Zheng explained in subsequent articles that, "China will not follow the path of Germany leading up to World War I or those of Germany and Japan leading up to World War II, when these countries violently plundered resources and pursued hegemony. Neither will China follow the path of the great powers vying for global domination during the Cold War. Instead, China will transcend ideological differences." As far as we review the last decades, the last decade, the last year, I still do not see China creating confrontation between groups based on ideology.

GT: I noticed that on your website there are some international programs that you have participated in. There is one called "Support of the Young Refugee Centre in Munich: reception of refugees from Eurasia, including Afghanistan." How many Afghanistan refugees were taken care of? What do you think of the refugee crisis now?

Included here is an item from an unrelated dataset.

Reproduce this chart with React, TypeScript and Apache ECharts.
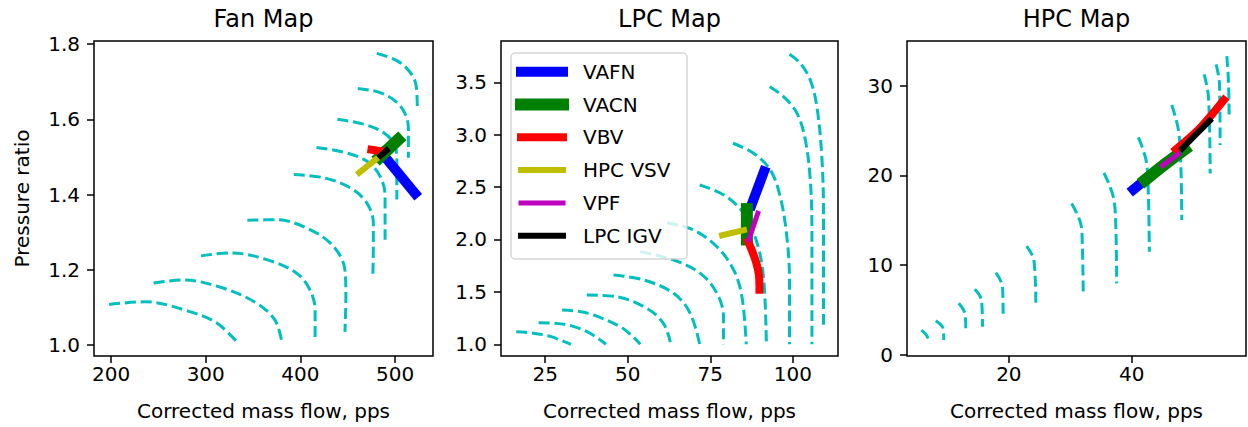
import React, { useEffect, useRef } from 'react';
import * as echarts from 'echarts';

const FONT = 'DejaVu Sans';
const SPEED_COLOR = '#00bfbf';

// ---------- axis ranges and ticks ----------
const fanXRange = [182, 540];
const fanYRange = [0.971, 1.808];
const fanXTicks = [200, 300, 400, 500];
const fanYTicks = [1.0, 1.2, 1.4, 1.6, 1.8];

const lpcXRange = [11.6, 113.7];
const lpcYRange = [0.888, 3.894];
const lpcXTicks = [25, 50, 75, 100];
const lpcYTicks = [1.0, 1.5, 2.0, 2.5, 3.0, 3.5];

const hpcXRange = [3.42, 58.6];
const hpcYRange = [-0.11, 34.98];
const hpcXTicks = [20, 40];
const hpcYTicks = [0, 10, 20, 30];

const mapTitles = ['Fan Map', 'LPC Map', 'HPC Map'];
const xAxisTitle = 'Corrected mass flow, pps';
const yAxisTitle = 'Pressure ratio';

// ---------- speed lines (corrected flow, pressure ratio) ----------
const fanSpeedLines = [
  [[198, 1.108], [236, 1.115], [283, 1.089], [312, 1.058], [334.5, 1.004]],
  [[245, 1.165], [276, 1.173], [319, 1.151], [354, 1.111], [373, 1.067], [380, 1.013]],
  [[295, 1.237], [326, 1.245], [364.5, 1.227], [396, 1.191], [410, 1.147], [415.5, 1.093], [415.5, 1.009]],
  [[344, 1.332], [375, 1.333], [410, 1.307], [435, 1.262], [447, 1.2], [448, 1.129], [447, 1.035]],
  [[393, 1.453], [424, 1.445], [452.5, 1.418], [470, 1.378], [477, 1.325], [477, 1.262], [476.5, 1.187]],
  [[417, 1.525], [445, 1.513], [470, 1.489], [484, 1.449], [489.4, 1.396], [489.4, 1.28]],
  [[439, 1.6], [466.5, 1.587], [487.6, 1.565], [500, 1.529], [501.8, 1.485], [501.8, 1.387]],
  [[460.6, 1.682], [484, 1.671], [501.8, 1.645], [511.6, 1.609], [514, 1.573], [514, 1.498]],
  [[480.7, 1.775], [501.8, 1.756], [515.8, 1.725], [522.2, 1.689], [523.5, 1.622]],
];

const lpcSpeedLines = [
  [[16.2, 1.12], [20.5, 1.11], [26.5, 1.075], [32.8, 1.0]],
  [[23, 1.206], [28, 1.2], [33, 1.175], [38.6, 1.105], [43.4, 1.0]],
  [[30.1, 1.327], [35, 1.315], [39.6, 1.28], [47.7, 1.168], [51, 1.09], [53.8, 1.0]],
  [[37.6, 1.47], [46.7, 1.454], [55.8, 1.343], [60.8, 1.2], [62.9, 1.02]],
  [[45.7, 1.661], [54.8, 1.614], [63.9, 1.487], [68.9, 1.296], [71.8, 1.0]],
  [[53.8, 1.884], [63.9, 1.804], [72, 1.677], [77, 1.487], [79, 1.263], [79, 1.0]],
  [[61.9, 2.16], [69.9, 2.091], [77, 1.931], [82.1, 1.709], [84.6, 1.454], [85.9, 1.0]],
  [[71.8, 2.52], [79.1, 2.425], [85.1, 2.25], [89.2, 1.964], [91.2, 1.614], [92, 1.0]],
  [[81.9, 2.918], [88.1, 2.823], [93.2, 2.663], [96.2, 2.408], [98.2, 2.027], [99, 1.614], [99, 1.0]],
  [[93, 3.458], [97.2, 3.363], [101.3, 3.204], [103.8, 2.95], [105.3, 2.568], [105.8, 2.09], [105.8, 1.0]],
  [[99, 3.767], [102.3, 3.681], [105.3, 3.522], [107.3, 3.267], [108.8, 2.79], [109.3, 2.25], [109.3, 1.153]],
];

const hpcSpeedLines = [
  [[5.77, 2.78], [6.6, 2.2], [7.12, 1.3]],
  [[8.1, 3.82], [9.29, 2.97], [9.4, 1.67]],
  [[11.85, 5.76], [12.83, 4.64], [12.99, 2.97]],
  [[14.46, 7.32], [15.55, 6.12], [15.71, 3.15]],
  [[17.88, 9.17], [18.97, 7.61], [19.07, 4.27]],
  [[22.89, 12.14], [24.07, 10.58], [24.4, 5.38]],
  [[30.22, 16.89], [31.69, 14.67], [31.95, 12.44], [32.11, 6.87]],
  [[35.48, 20.3], [37.0, 17.63], [37.4, 14.5], [37.55, 7.98]],
  [[41.08, 24.24], [42.33, 21.71], [42.7, 18.0], [42.87, 11.5]],
  [[46.52, 27.84], [47.6, 25.06], [48.0, 21.0], [48.15, 15.03]],
  [[51.79, 31.26], [52.49, 28.76], [52.76, 20.23]],
  [[53.74, 32.37], [54.28, 30.26], [54.39, 23.39]],
  [[55.48, 33.3], [55.74, 30.62], [55.86, 26.36]],
];

// ---------- operating lines per actuator ----------
const actuatorNames = ['VAFN', 'VACN', 'VBV', 'HPC VSV', 'VPF', 'LPC IGV'];
const actuatorColors = ['#0000ff', '#008000', '#ff0000', '#bfbf00', '#bf00bf', '#000000'];
const actuatorWidths = [10, 12, 8, 6, 5, 6];

const fanVAFN = [[486, 1.51], [521, 1.403]];
const fanVACN = [[484, 1.5], [503, 1.545]];
const fanVBV = [[475, 1.519], [485, 1.515]];
const fanHPCVSV = [[462, 1.458], [484, 1.502]];
const fanVPF = [[485, 1.505]];
const fanLPCIGV = [[484.5, 1.503], [491, 1.517]];

const lpcVAFN = [[87.5, 2.33], [91.3, 2.65]];
const lpcVACN = [[86.1, 2.0], [86.1, 2.29]];
const lpcVBV = [[86.5, 1.98], [88.5, 1.82], [89.7, 1.67], [89.9, 1.52]];
const lpcHPCVSV = [[78.6, 2.04], [85.2, 2.09]];
const lpcVPF = [[86.7, 2.0], [89.4, 2.25]];
const lpcLPCIGV = [[86.5, 1.99]];

const hpcVAFN = [[40.3, 18.45], [42.2, 19.5]];
const hpcVACN = [[42.2, 19.5], [45.5, 21.3], [48.6, 22.9]];
const hpcVBV = [[47.2, 22.9], [51, 25.2], [55, 28.4]];
const hpcHPCVSV = [[45.5, 21.3]];
const hpcVPF = [[45, 21.1], [47.6, 22.4]];
const hpcLPCIGV = [[48.2, 23.0], [50.5, 24.6], [52.7, 26.1]];

const fanOperating = [fanVAFN, fanVACN, fanVBV, fanHPCVSV, fanVPF, fanLPCIGV];
const lpcOperating = [lpcVAFN, lpcVACN, lpcVBV, lpcHPCVSV, lpcVPF, lpcLPCIGV];
const hpcOperating = [hpcVAFN, hpcVACN, hpcVBV, hpcHPCVSV, hpcVPF, hpcLPCIGV];

// ---------- layout ----------
const GRID_TOP = 41;
const GRID_H = 315;
const grids = [
  { left: 94, width: 339 },
  { left: 501, width: 337 },
  { left: 907, width: 339 },
];

function buildOption() {
  const xRanges = [fanXRange, lpcXRange, hpcXRange];
  const yRanges = [fanYRange, lpcYRange, hpcYRange];
  const xTicks = [fanXTicks, lpcXTicks, hpcXTicks];
  const yTicks = [fanYTicks, lpcYTicks, hpcYTicks];
  const yDecimals = [1, 1, 0];
  const speedSets = [fanSpeedLines, lpcSpeedLines, hpcSpeedLines];
  const opSets = [fanOperating, lpcOperating, hpcOperating];

  const labelStyle = { fontSize: 20, color: '#000', fontFamily: FONT };
  const tickStyle = { color: '#000', width: 1.5 };

  const xAxis = grids.map((g, i) => ({
    type: 'value',
    gridIndex: i,
    min: xRanges[i][0],
    max: xRanges[i][1],
    axisLine: { show: false, onZero: false },
    splitLine: { show: false },
    axisTick: { show: true, length: 7, inside: false, lineStyle: tickStyle, customValues: xTicks[i] },
    axisLabel: { ...labelStyle, margin: 8, customValues: xTicks[i], formatter: (v: number) => String(v) },
    name: xAxisTitle,
    nameLocation: 'middle',
    nameGap: 45,
    nameMoveOverlap: false,
    nameTextStyle: { fontSize: 20, color: '#000', fontFamily: FONT },
  }));

  const yAxis = grids.map((g, i) => ({
    type: 'value',
    gridIndex: i,
    min: yRanges[i][0],
    max: yRanges[i][1],
    axisLine: { show: false, onZero: false },
    splitLine: { show: false },
    axisTick: { show: true, length: 7, inside: false, lineStyle: tickStyle, customValues: yTicks[i] },
    axisLabel: {
      ...labelStyle,
      margin: 14,
      customValues: yTicks[i],
      formatter: (v: number) => v.toFixed(yDecimals[i]),
    },
    name: i === 0 ? yAxisTitle : '',
    nameLocation: 'middle',
    nameGap: 62,
    nameMoveOverlap: false,
    nameTextStyle: { fontSize: 20, color: '#000', fontFamily: FONT },
  }));

  const series: any[] = [];
  speedSets.forEach((lines, i) => {
    lines.forEach((pts, k) => {
      series.push({
        type: 'line',
        name: `speed-${i}-${k}`,
        xAxisIndex: i,
        yAxisIndex: i,
        data: pts,
        showSymbol: false,
        symbol: 'none',
        smooth: 0.35,
        silent: true,
        z: 2,
        lineStyle: { color: SPEED_COLOR, width: 3, type: [11, 4.8], cap: 'butt' },
      });
    });
  });
  actuatorNames.forEach((name, a) => {
    opSets.forEach((set, i) => {
      series.push({
        type: 'line',
        name,
        xAxisIndex: i,
        yAxisIndex: i,
        data: set[a],
        showSymbol: false,
        symbol: 'none',
        smooth: 0.3,
        silent: true,
        z: 3,
        lineStyle: { color: actuatorColors[a], width: actuatorWidths[a], cap: 'square', join: 'round' },
      });
    });
  });

  // Legend drawn in the LPC map
  const legendLeft = 511;
  const legendTop = 53;
  const rowY0 = 71.7;
  const rowStep = 32.8;
  const legendEls: any[] = [
    {
      type: 'rect',
      shape: { x: legendLeft, y: legendTop, width: 176, height: 206, r: 4 },
      style: { fill: 'rgba(255,255,255,0.8)', stroke: 'rgba(204,204,204,0.8)', lineWidth: 1.5 },
      z: 100,
    },
  ];
  actuatorNames.forEach((name, a) => {
    const y = rowY0 + a * rowStep;
    legendEls.push({
      type: 'line',
      shape: { x1: 521, y1: y, x2: 563, y2: y },
      style: { stroke: actuatorColors[a], lineWidth: actuatorWidths[a], lineCap: 'square' },
      z: 101,
    });
    legendEls.push({
      type: 'text',
      x: 583,
      y: y,
      style: {
        text: name,
        fill: '#000',
        fontSize: 20,
        fontFamily: FONT,
        align: 'left',
        verticalAlign: 'middle',
      },
      z: 101,
    });
  });

  return {
    animation: false,
    backgroundColor: '#ffffff',
    textStyle: { fontFamily: FONT },
    title: grids.map((g, i) => ({
      text: mapTitles[i],
      left: g.left + g.width / 2,
      top: 7,
      textAlign: 'center',
      padding: 0,
      textStyle: { fontSize: 24, fontWeight: 'normal', color: '#000', fontFamily: FONT },
    })),
    grid: grids.map((g) => ({
      left: g.left,
      top: GRID_TOP,
      width: g.width,
      height: GRID_H,
      show: true,
      borderColor: '#000',
      borderWidth: 1.5,
      backgroundColor: 'transparent',
      containLabel: false,
      outerBoundsMode: 'none',
    })),
    xAxis,
    yAxis,
    series,
    graphic: legendEls,
  };
}

export default function App() {
  const ref = useRef<HTMLDivElement>(null);
  useEffect(() => {
    const chart = echarts.init(ref.current as HTMLDivElement, null, { renderer: 'svg' });
    chart.setOption(buildOption() as any);
    return () => chart.dispose();
  }, []);
  return (
    <div
      ref={ref}
      style={{ position: 'fixed', left: 0, top: 0, width: 1248, height: 427, background: '#fff' }}
    />
  );
}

The Young Refugee Centre in Munich was part of a net of several refugee centers in several German cities and villages organized in 2015 and 2016 to receive mostly more than 1 million refugees of the Syrian war, but subsequently also refugees from Iraq, Afghanistan, Somalia, and various African countries. 

As part of a German, European and multinational effort, in 2016 I had the privilege to collaborate in that effort while observing the evolving situation for several months. It was an unforgettable experience.

There were youngsters aged 18 and younger. Older people also came. They endured all kinds of imaginable and unimaginable hardship to reach Europe. Depending on the origin it took them several weeks, months, a year or longer to reach Europe. It was big operation quite revealing to me of the scale and dramas evolving near and in more distant latitudes. It also gave me a sense of the challenges lying ahead for human crisis and migrations are not over.

Now the refugee crisis potentially mounting as consequence of the abrupt end of the Kabul regime might turn out to be different. This time, Europe will try supporting strong direct humanitarian efforts in Afghanistan as well as in neighboring Central Asian countries. Open dialogue, support and development are essential. In this sense I see China's potential role of utmost importance. The EU, China, United Nations (and the other powers) have a historic opportunity to work together under unique circumstances.